Lipman, A.G., Karver, S., Cooney, G.A., Stambler, N., & Israel, R.J. (2011). Methylnaltrexone for opioid-induced constipation in patients with advanced illness: A 3-month open-label treatment extension study. Journal of Pain and Palliative Care Pharmacotherapy, 25, 136-145.doi: 10.3109/15360288.2011.573531
To provide access to methylnaltrexone for patients who participated in a prior study of the agent, and to continue to evaluate the safety and efficacy of methylnaltrexone in patients with opioid-induced constipation.
This open-label drug extension study recruited participants from both the control and active treatment groups of a prior methylnaltrexone study. All patients were at the end of life, were not pregnant, and were using birth control. Patient received methylnaltrexone 0.15 mg/kg subcutaneously as needed once per day. The dose was increased to 0.3 mg/kg if the agent was not effective in four hours. The dose was reduced to 0.075 mg/kg if the patient had adverse events.

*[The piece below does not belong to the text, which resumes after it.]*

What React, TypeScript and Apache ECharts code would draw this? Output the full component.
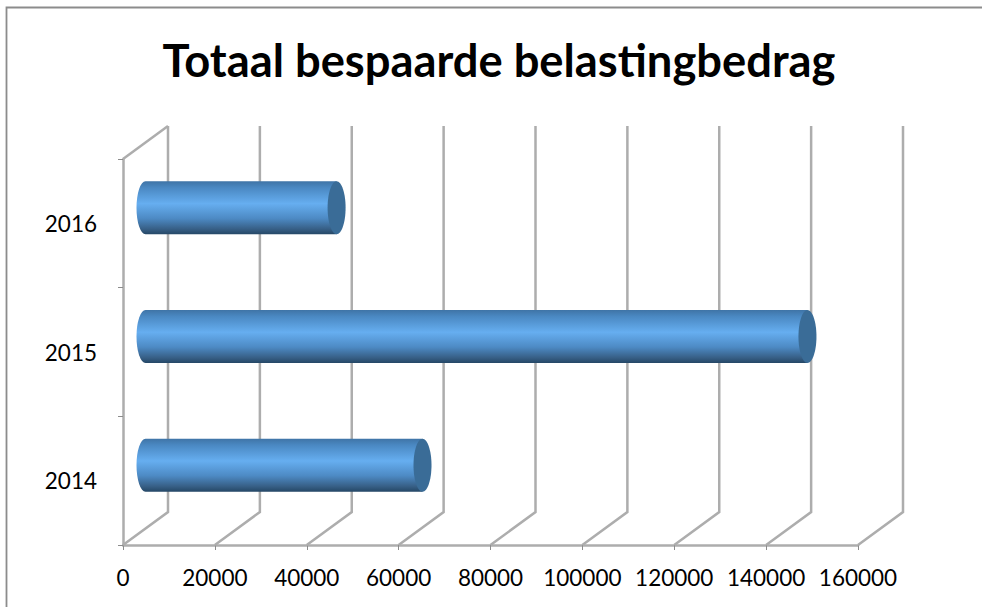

This was a nonrandomized, single-arm, drug continuation study.
All patients (control group and active treatment group, as defined in the prior study) received a minimum of one drug dose. Patient laxation effect was similar between the active treatment (45.3%) and control (48.3%) groups. Most patients had an effect in less than one hour. Side effects included abdominal pain, nausea, and vomiting. Serious adverse events considered drug related were muscle spasms, abdominal pain, and pain exacerbation. The effect on patient pain levels was minimal. Opioid withdrawal symptoms ranged from none to mild.
Patients obtained benefit from methylnaltrexone for up to three months, and the agent was well tolerated.
Patients at the end of life who have an ongoing need for methylnaltrexone may continue to receive an effect from the drug for up to three months when it is used as needed.